Tandis que la lecture mène, dans un intervalle qui donne à l’apprenant
tout son temps, à la différenciation des éléments sémantiques, à
l’établissement des relations référentielles, à l’identification de structures
complexes à l’aide du transfert, la compréhension orale ne donne qu’une fenêtre
de temps très limitée à sa disposition. En ce peu de temps, il doit effectuer
le décodage. La technique de l’inférence comprend, au-delà des procédures de
l’analyse textuelle, la comparaison des paradigmes au niveau de la phonétique
et de la prosodie. Vu l’étresse des dites fenêtre du temps, l’étendue de la
compréhension auditive est soumise à des limitations de capacités mémorielles.
L’intercompréhension auditive exige la capacité de segmenter les signaux émis
conformément à la rapidité avec laquelle la chaîne parlée se réalise.

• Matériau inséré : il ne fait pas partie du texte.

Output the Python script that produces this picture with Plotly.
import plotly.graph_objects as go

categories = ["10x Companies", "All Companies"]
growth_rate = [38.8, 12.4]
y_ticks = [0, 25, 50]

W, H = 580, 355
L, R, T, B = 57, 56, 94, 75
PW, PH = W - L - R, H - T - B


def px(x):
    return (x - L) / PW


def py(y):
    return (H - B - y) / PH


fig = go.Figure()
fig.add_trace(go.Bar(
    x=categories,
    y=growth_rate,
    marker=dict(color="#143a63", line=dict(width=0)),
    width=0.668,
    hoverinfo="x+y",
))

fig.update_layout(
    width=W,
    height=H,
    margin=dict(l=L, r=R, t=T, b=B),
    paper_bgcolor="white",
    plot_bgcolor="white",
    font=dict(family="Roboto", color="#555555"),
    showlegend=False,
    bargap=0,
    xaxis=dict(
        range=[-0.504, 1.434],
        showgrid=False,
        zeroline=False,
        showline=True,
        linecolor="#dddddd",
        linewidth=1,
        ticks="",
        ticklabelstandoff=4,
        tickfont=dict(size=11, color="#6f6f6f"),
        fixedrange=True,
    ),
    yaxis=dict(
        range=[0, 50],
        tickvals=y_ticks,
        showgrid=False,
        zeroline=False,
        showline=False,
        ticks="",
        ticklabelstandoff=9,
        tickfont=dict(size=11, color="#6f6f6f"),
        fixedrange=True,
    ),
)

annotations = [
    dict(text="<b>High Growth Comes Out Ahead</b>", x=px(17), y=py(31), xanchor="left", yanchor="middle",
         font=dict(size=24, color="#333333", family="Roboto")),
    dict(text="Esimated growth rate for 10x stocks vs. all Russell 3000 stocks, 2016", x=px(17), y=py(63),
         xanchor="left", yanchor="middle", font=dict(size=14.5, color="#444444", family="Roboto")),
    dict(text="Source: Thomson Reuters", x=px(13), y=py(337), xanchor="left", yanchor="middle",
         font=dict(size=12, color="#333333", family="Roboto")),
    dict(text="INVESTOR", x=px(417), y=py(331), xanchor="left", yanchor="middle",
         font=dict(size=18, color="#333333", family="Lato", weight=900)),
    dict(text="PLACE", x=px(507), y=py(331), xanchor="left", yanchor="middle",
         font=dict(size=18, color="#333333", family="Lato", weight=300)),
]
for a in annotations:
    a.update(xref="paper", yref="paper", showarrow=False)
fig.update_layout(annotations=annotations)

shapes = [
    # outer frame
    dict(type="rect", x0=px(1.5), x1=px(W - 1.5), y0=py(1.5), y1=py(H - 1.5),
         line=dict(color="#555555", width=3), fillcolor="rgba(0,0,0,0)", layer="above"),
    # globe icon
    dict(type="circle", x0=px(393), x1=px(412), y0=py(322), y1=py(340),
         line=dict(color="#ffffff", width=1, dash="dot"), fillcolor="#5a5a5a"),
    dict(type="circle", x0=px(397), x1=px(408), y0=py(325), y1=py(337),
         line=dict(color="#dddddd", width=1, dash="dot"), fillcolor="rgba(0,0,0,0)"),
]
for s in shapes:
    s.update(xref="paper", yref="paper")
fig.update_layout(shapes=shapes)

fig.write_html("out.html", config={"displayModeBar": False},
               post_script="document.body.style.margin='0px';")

Le recours à la compréhension orale dans la Romania montre bel et bien
aussi le rôle que le français est prédestiné prendre en tant que langue-pont
pour toutes les langues de ce groupe. Nos systèmes orthographiques montrent les
essais historiques de transcrire l’orthoépie de la langue parlée dans des
conventions phonographiques. Dans ce cadre, il y a une foule de conventions
historiques qui ne représentent pas seulement un fardeau orthographique
superflu, mais qui donnent des informations culturelles sur la langue en
question. Dans le cas extrême, la langue fonctionne selon deux systèmes
différents : le français se révèle, comme le montre les études
diachroniques, dans le cadre des conventions scripturales romanes comme un
résultat des mutations du latin. Comme tous les autres idiomes de sa famille,
il est donc accessible de par sa romanité. Il est bien plus éloigné des
ressemblances pan-romanes et il présente d’autres caractéristiques
typologiques. Les langues qui
participent à deux systèmes typologiques sont particulièrement prédestinées à
devenir des langues-pont au sein d’un même groupe.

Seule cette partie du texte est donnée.